被遺忘的時光隨筆(精選11篇)

被遺忘的時光隨筆

  被遺忘的時光隨筆(精選11篇)

  在日常學習、工作生活中,大家都看到過不少讓自己印象深刻的隨筆吧?隨筆是一種很靈活隨便的筆記或文體。

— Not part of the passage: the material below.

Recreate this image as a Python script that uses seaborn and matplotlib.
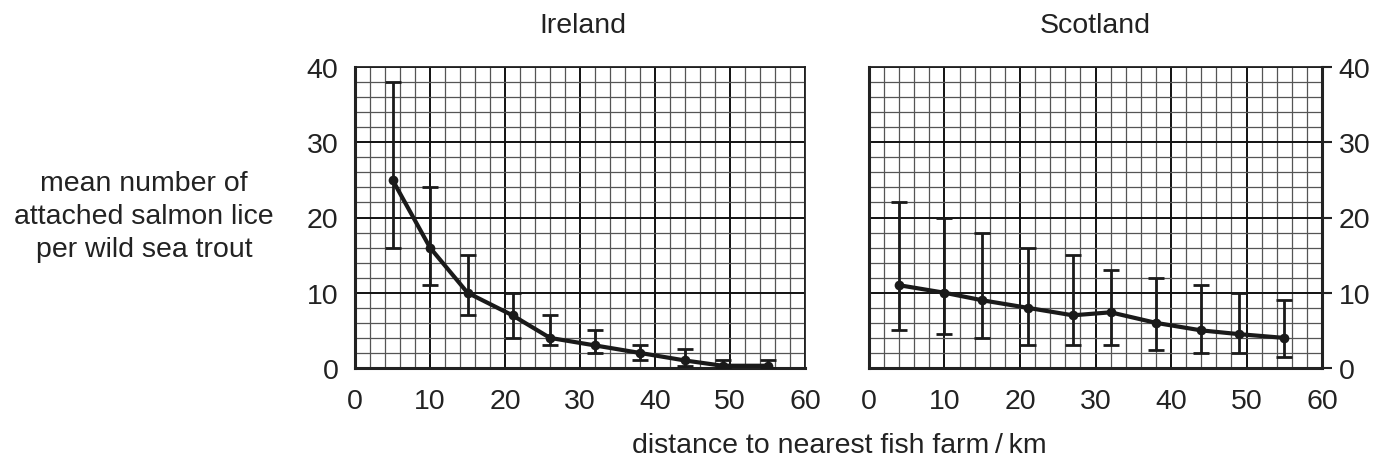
import matplotlib
matplotlib.use("Agg")
import matplotlib.pyplot as plt
import seaborn as sns
import pandas as pd
import numpy as np
from matplotlib.ticker import MultipleLocator

# Data
ireland_x = [5, 10, 15, 21, 26, 32, 38, 44, 49, 55]
ireland_mean = [25, 16, 10, 7, 4, 3, 2, 1, 0.3, 0.3]
ireland_low = [16, 11, 7, 4, 3, 2, 1, 0.3, 0, 0]
ireland_high = [38, 24, 15, 10, 7, 5, 3, 2.5, 1, 1]

scotland_x = [4, 10, 15, 21, 27, 32, 38, 44, 49, 55]
scotland_mean = [11, 10, 9, 8, 7, 7.4, 6, 5, 4.5, 4]
scotland_low = [5, 4.5, 4, 3, 3, 3, 2.4, 2, 2, 1.5]
scotland_high = [22, 20, 18, 16, 15, 13, 12, 11, 10, 9]

titles = ["Ireland", "Scotland"]
x_ticks = [0, 10, 20, 30, 40, 50, 60]
y_ticks = [0, 10, 20, 30, 40]

FS = 20.5

sns.set_theme(style="white")
plt.rcParams['font.family'] = ['Liberation Sans', 'DejaVu Sans']
plt.rcParams['font.size'] = FS

fig = plt.figure(figsize=(13.73, 4.6), dpi=100)
ax1 = fig.add_axes([355/1373, 91/460, 450/1373, 301/460])
ax2 = fig.add_axes([869/1373, 91/460, 453/1373, 301/460])

datasets = [
    (ax1, ireland_x, ireland_mean, ireland_low, ireland_high),
    (ax2, scotland_x, scotland_mean, scotland_low, scotland_high),
]

for i, (ax, xs, m, lo, hi) in enumerate(datasets):
    ax.set_xlim(0, 60)
    ax.set_ylim(0, 40)
    ax.xaxis.set_major_locator(MultipleLocator(10))
    ax.yaxis.set_major_locator(MultipleLocator(10))
    ax.xaxis.set_minor_locator(MultipleLocator(2))
    ax.yaxis.set_minor_locator(MultipleLocator(2))
    ax.grid(which='minor', color='#555555', linewidth=0.9, zorder=0)
    ax.grid(which='major', color='#111111', linewidth=1.4, zorder=0)
    ax.set_axisbelow(True)
    ax.set_xticks(x_ticks)
    ax.set_yticks(y_ticks)
    ax.tick_params(which='minor', length=0)
    ax.tick_params(which='major', direction='out', length=7, width=1.5,
                   color='#222222', labelsize=FS, labelcolor='#222222')
    ax.tick_params(axis='x', pad=7.5)
    ax.tick_params(axis='y', pad=5)
    for s in ax.spines.values():
        s.set_color('#222222')
        s.set_linewidth(1.3)
    ax.spines['bottom'].set_linewidth(2.2)
    ax.spines['left'].set_linewidth(2.2)
    if i == 1:
        ax.spines['right'].set_linewidth(2.2)
        ax.yaxis.tick_right()
        ax.tick_params(axis='y', which='major', left=False, right=True)

    m_arr = np.array(m)
    yerr = np.vstack([m_arr - np.array(lo), np.array(hi) - m_arr])
    ax.errorbar(xs, m, yerr=yerr, fmt='none', ecolor='#1a1a1a',
                elinewidth=2, capsize=5.5, capthick=2, zorder=3)
    df = pd.DataFrame({'x': xs, 'y': m})
    sns.lineplot(data=df, x='x', y='y', ax=ax, color='#1a1a1a', linewidth=3,
                 marker='o', markersize=7, markeredgewidth=0, zorder=4)
    ax.set_xlabel('')
    ax.set_ylabel('')

fig.text(583/1373, 1 - 26/460, titles[0], ha='center', va='center',
         fontsize=FS, color='#222222')
fig.text(1095/1373, 1 - 26/460, titles[1], ha='center', va='center',
         fontsize=FS, color='#222222')
fig.text(144/1373, 1 - 217/460,
         "mean number of\nattached salmon lice\nper wild sea trout",
         ha='center', va='center', fontsize=FS, color='#222222',
         linespacing=1.37)
fig.text(839/1373, 1 - 446/460, "distance to nearest fish farm\u2009/\u2009km",
         ha='center', va='center', fontsize=FS, color='#222222')

fig.savefig("out.png", dpi=100)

想要找更多優秀經典的隨筆嗎?下面是小編收集整理的被遺忘的時光隨筆(精選11篇),歡迎閱讀與收藏。

  被遺忘的時光隨筆1

  時光慢慢的走遠,記憶漸漸地蜷縮起來,我們也都漸行漸遠了,沿途的風景,等待最後的告白。

  流逝的青春,苦澀中略帶有些酸甜,卻被我們無情的埋沒在了歲月的殘渣裡,風吹乾了回憶,雨淋溼了激情,倒映在地面的影子也越來越渾厚了,意想不到的落差,竟如此的殘缺不全。

  那年的日出,從它剛從海平面升起的那一刻,周圍的雲彩便快速的散去,享受著晨間的清新,頓時破口而出的豪言壯語,記錄著我們青春的誓言,雄厚的嗓音朝向大海飛奔而去,餘音繚蕩,隨著四濺的浪花映著晨光,想象格外美好。

  或許,美好總是停留在原地,而回憶卻格外悠長。

  那年的夕陽,好似“落霞與孤鶩齊飛,秋水共長天一色”,綿延的場景,一起抬頭,一起靠肩,隨著回憶慢慢的凌亂,依稀只記得最後的背影還是輕鬆的散場了,卻不知道為何故事明明很完美,卻還是那麼悲情的落空了。

  或許,時光改變了某些人某些事,或許,記憶只停留在了美好的那一刻,或許,我們都太高估了自己的能力,或許,現實的世界給了我們無情的有情,或許,樂觀最後的悲觀是最容易感慨的,或許,悲觀最後的樂觀是最難忘記的。

  被遺忘的時光,被成長的我們,都停留過,也都存在過。

  被遺忘的時光隨筆2

  第一片紅葉墜落,拉開了整片森林衰退的幕布。酣睡的森林之神,也無法去起身輕捧。這片輕似羽毛的樹葉,失去了一節支撐,卻掀起了更加強大而隱秘的神力。它呼喚風、也召喚雨,它是星辰執行的原點。我看不見它的歸處,但我篤定它的存在。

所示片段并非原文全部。